> **Set exercise**: Exactly repeat the material, dropping every picture from the copy.

> **Material provided**:
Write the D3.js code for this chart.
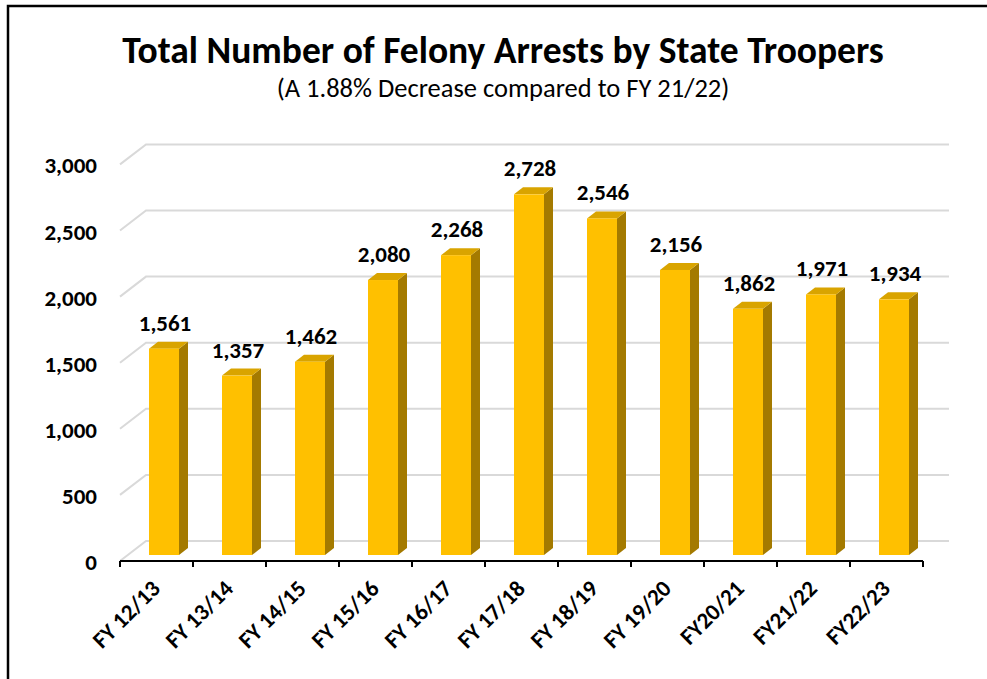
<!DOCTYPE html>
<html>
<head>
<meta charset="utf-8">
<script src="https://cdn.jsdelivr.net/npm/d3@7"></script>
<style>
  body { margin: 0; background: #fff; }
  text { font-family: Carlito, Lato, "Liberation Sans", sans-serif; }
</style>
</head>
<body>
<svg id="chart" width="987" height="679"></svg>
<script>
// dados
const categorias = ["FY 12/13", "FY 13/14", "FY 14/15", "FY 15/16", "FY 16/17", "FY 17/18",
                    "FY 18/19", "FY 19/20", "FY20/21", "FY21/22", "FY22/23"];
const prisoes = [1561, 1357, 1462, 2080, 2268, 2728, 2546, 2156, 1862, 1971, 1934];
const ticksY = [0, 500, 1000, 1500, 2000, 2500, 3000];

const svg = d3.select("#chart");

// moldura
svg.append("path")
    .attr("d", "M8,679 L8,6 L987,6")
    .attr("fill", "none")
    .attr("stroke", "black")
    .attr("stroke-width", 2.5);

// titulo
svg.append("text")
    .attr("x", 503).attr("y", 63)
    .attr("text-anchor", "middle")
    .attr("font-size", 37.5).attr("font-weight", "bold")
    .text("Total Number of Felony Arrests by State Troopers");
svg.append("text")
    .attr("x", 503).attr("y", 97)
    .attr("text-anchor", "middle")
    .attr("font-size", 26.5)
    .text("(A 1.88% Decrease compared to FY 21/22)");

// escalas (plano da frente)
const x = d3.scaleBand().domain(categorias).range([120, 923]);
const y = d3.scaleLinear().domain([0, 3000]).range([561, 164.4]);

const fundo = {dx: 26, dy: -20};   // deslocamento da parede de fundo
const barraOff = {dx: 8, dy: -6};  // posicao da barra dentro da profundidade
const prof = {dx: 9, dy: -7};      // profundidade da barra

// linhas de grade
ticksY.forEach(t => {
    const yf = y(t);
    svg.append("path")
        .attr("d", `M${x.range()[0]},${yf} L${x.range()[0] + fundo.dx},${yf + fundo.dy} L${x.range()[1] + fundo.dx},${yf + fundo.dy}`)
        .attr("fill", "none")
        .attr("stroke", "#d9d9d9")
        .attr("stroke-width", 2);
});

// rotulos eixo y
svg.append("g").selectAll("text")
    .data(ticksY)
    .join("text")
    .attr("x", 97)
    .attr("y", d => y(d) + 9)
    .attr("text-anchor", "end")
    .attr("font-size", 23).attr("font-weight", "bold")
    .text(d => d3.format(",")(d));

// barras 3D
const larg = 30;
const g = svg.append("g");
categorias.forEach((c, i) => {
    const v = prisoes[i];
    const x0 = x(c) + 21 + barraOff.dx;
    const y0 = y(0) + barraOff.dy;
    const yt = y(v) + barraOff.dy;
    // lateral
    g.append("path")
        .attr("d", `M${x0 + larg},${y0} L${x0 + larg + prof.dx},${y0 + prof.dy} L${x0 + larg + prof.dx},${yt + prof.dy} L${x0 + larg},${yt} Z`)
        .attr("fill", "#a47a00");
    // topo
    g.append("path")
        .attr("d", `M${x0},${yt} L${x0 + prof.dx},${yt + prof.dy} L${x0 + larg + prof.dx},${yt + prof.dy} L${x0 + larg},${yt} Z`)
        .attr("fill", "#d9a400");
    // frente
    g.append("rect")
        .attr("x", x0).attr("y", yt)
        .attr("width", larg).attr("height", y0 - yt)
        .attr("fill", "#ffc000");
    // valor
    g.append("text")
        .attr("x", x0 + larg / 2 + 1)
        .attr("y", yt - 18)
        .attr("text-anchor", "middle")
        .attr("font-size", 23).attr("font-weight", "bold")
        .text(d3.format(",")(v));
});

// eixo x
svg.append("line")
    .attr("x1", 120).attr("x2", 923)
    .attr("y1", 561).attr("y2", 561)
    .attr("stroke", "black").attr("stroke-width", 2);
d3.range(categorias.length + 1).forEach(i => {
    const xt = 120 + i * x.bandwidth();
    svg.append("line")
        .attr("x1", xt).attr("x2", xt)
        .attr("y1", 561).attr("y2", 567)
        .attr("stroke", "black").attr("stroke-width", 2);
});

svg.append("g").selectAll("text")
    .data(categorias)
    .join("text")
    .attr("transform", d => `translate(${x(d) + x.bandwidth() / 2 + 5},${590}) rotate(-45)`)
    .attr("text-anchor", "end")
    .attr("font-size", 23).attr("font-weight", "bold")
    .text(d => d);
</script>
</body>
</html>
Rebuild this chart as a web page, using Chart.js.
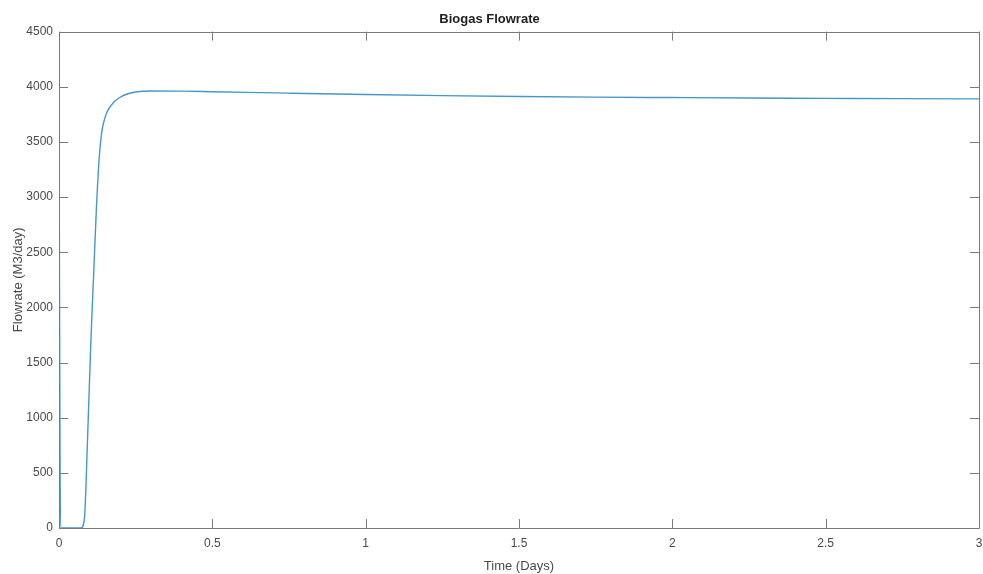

> **Answer for the task**:
Write the D3.js code for this chart.
<!DOCTYPE html>
<html>
<head>
<meta charset="utf-8">
<script src="https://cdn.jsdelivr.net/npm/d3@7"></script>
<style>
  body { margin: 0; background: #fff; }
  text { font-family: Carlito, Lato, "Liberation Sans", sans-serif; }
</style>
</head>
<body>
<svg id="chart" width="987" height="679"></svg>
<script>
// dados
const categorias = ["FY 12/13", "FY 13/14", "FY 14/15", "FY 15/16", "FY 16/17", "FY 17/18",
                    "FY 18/19", "FY 19/20", "FY20/21", "FY21/22", "FY22/23"];
const prisoes = [1561, 1357, 1462, 2080, 2268, 2728, 2546, 2156, 1862, 1971, 1934];
const ticksY = [0, 500, 1000, 1500, 2000, 2500, 3000];

const svg = d3.select("#chart");

// moldura
svg.append("path")
    .attr("d", "M8,679 L8,6 L987,6")
    .attr("fill", "none")
    .attr("stroke", "black")
    .attr("stroke-width", 2.5);

// titulo
svg.append("text")
    .attr("x", 503).attr("y", 63)
    .attr("text-anchor", "middle")
    .attr("font-size", 37.5).attr("font-weight", "bold")
    .text("Total Number of Felony Arrests by State Troopers");
svg.append("text")
    .attr("x", 503).attr("y", 97)
    .attr("text-anchor", "middle")
    .attr("font-size", 26.5)
    .text("(A 1.88% Decrease compared to FY 21/22)");

// escalas (plano da frente)
const x = d3.scaleBand().domain(categorias).range([120, 923]);
const y = d3.scaleLinear().domain([0, 3000]).range([561, 164.4]);

const fundo = {dx: 26, dy: -20};   // deslocamento da parede de fundo
const barraOff = {dx: 8, dy: -6};  // posicao da barra dentro da profundidade
const prof = {dx: 9, dy: -7};      // profundidade da barra

// linhas de grade
ticksY.forEach(t => {
    const yf = y(t);
    svg.append("path")
        .attr("d", `M${x.range()[0]},${yf} L${x.range()[0] + fundo.dx},${yf + fundo.dy} L${x.range()[1] + fundo.dx},${yf + fundo.dy}`)
        .attr("fill", "none")
        .attr("stroke", "#d9d9d9")
        .attr("stroke-width", 2);
});

// rotulos eixo y
svg.append("g").selectAll("text")
    .data(ticksY)
    .join("text")
    .attr("x", 97)
    .attr("y", d => y(d) + 9)
    .attr("text-anchor", "end")
    .attr("font-size", 23).attr("font-weight", "bold")
    .text(d => d3.format(",")(d));

// barras 3D
const larg = 30;
const g = svg.append("g");
categorias.forEach((c, i) => {
    const v = prisoes[i];
    const x0 = x(c) + 21 + barraOff.dx;
    const y0 = y(0) + barraOff.dy;
    const yt = y(v) + barraOff.dy;
    // lateral
    g.append("path")
        .attr("d", `M${x0 + larg},${y0} L${x0 + larg + prof.dx},${y0 + prof.dy} L${x0 + larg + prof.dx},${yt + prof.dy} L${x0 + larg},${yt} Z`)
        .attr("fill", "#a47a00");
    // topo
    g.append("path")
        .attr("d", `M${x0},${yt} L${x0 + prof.dx},${yt + prof.dy} L${x0 + larg + prof.dx},${yt + prof.dy} L${x0 + larg},${yt} Z`)
        .attr("fill", "#d9a400");
    // frente
    g.append("rect")
        .attr("x", x0).attr("y", yt)
        .attr("width", larg).attr("height", y0 - yt)
        .attr("fill", "#ffc000");
    // valor
    g.append("text")
        .attr("x", x0 + larg / 2 + 1)
        .attr("y", yt - 18)
        .attr("text-anchor", "middle")
        .attr("font-size", 23).attr("font-weight", "bold")
        .text(d3.format(",")(v));
});

// eixo x
svg.append("line")
    .attr("x1", 120).attr("x2", 923)
    .attr("y1", 561).attr("y2", 561)
    .attr("stroke", "black").attr("stroke-width", 2);
d3.range(categorias.length + 1).forEach(i => {
    const xt = 120 + i * x.bandwidth();
    svg.append("line")
        .attr("x1", xt).attr("x2", xt)
        .attr("y1", 561).attr("y2", 567)
        .attr("stroke", "black").attr("stroke-width", 2);
});

svg.append("g").selectAll("text")
    .data(categorias)
    .join("text")
    .attr("transform", d => `translate(${x(d) + x.bandwidth() / 2 + 5},${590}) rotate(-45)`)
    .attr("text-anchor", "end")
    .attr("font-size", 23).attr("font-weight", "bold")
    .text(d => d);
</script>
</body>
</html>
Rebuild this chart as a web page, using Chart.js.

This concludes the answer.